Cubans got from United States only about 15,000 of the 20,000 emigrant visas it had agreed to issue.
"It has been impossible this year to maintain the rhythm of work" of past years because of insufficient personnel, said Sean Murphy, consul general at the U.S. Interests Section in Havana.
He said Cuban authorities have not allowed the American mission to fill 11 job openings, all typically held by Cuban citizens, on the section's 45-member binational staff.
Murphy said it is the first time since the two countries signed migration accords in 1995 that the United States has failed to meet the 20,000-visa quota outlined in that agreement.

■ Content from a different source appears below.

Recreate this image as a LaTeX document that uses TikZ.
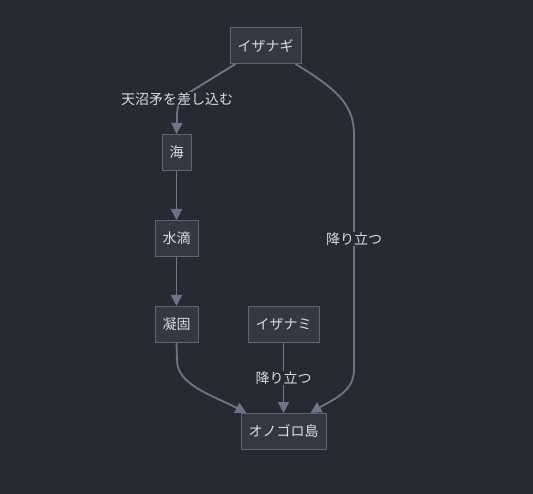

Havana filed a formal protest in August after the U.S. State Department acknowledged it would not meet the quota. It accused Washington of violating accords aimed at ensuring safe and orderly migration, while U.S. officials blamed Cuban restrictions for the problem.
Cuban authorities in the past have maintained that the U.S. government has the staffing needed to meet the quota and suggested that any unfilled positions were not for people involved with visa processing.
Under migration accords, the United States agreed to grant at least 20,000 visas annually to Cubans wanting to live in the U.S. in an effort to prevent a repeat of the 1994 migration crisis that saw more than 30,000 islanders take to the sea on makeshift rafts bound for South Florida.
During a briefing with international reporters, Murphy also said that the U.S. this year suspended its processing of Cuban applicants for U.S. immigrant visas chosen during several visa lotteries the American mission held in the late 1990s.
Known as the "bombo," the lottery was aimed at giving those Cubans without relatives in the U.S. a chance to emigrate. Cubans with family in America can be sponsored by relatives, making it easier to obtain U.S. emigrant visas.
As for illegal immigration, Murphy said 2,868 Cubans were intercepted at sea in the Florida Straits during the fiscal year that just ended, up slightly from the 2,810 intercepted at sea in the previous 12-month period.
He said most of those picked up were returned to their homeland under the so-called wet-foot/dry-foot policy that calls for most Cubans intercepted at sea to be repatriated while those who reach American shores may stay and seek U.S. residency.
But far more who undertook the risky journey escaped intervention at sea.
Murphy said 7,693 Cubans set off across the Florida Straits during the past fiscal year, up somewhat from the 7,088 who tried the journey during the previous 12 months.
While allowing that "the increase is not great," Murphy said the larger number of attempts could be related to milder weather at sea, as well as "a lack of hope" among Cubans. He said that about 70 percent of those making the sea journey are transported in fast boats by migrant smugglers, with the other 30 percent making the trip on their own in more rustic craft.
In a new trend, far more Cubans - about 10,000 a year - are now emigrating to the United States by passing through Mexico and traveling north to the U.S. border, Murphy said.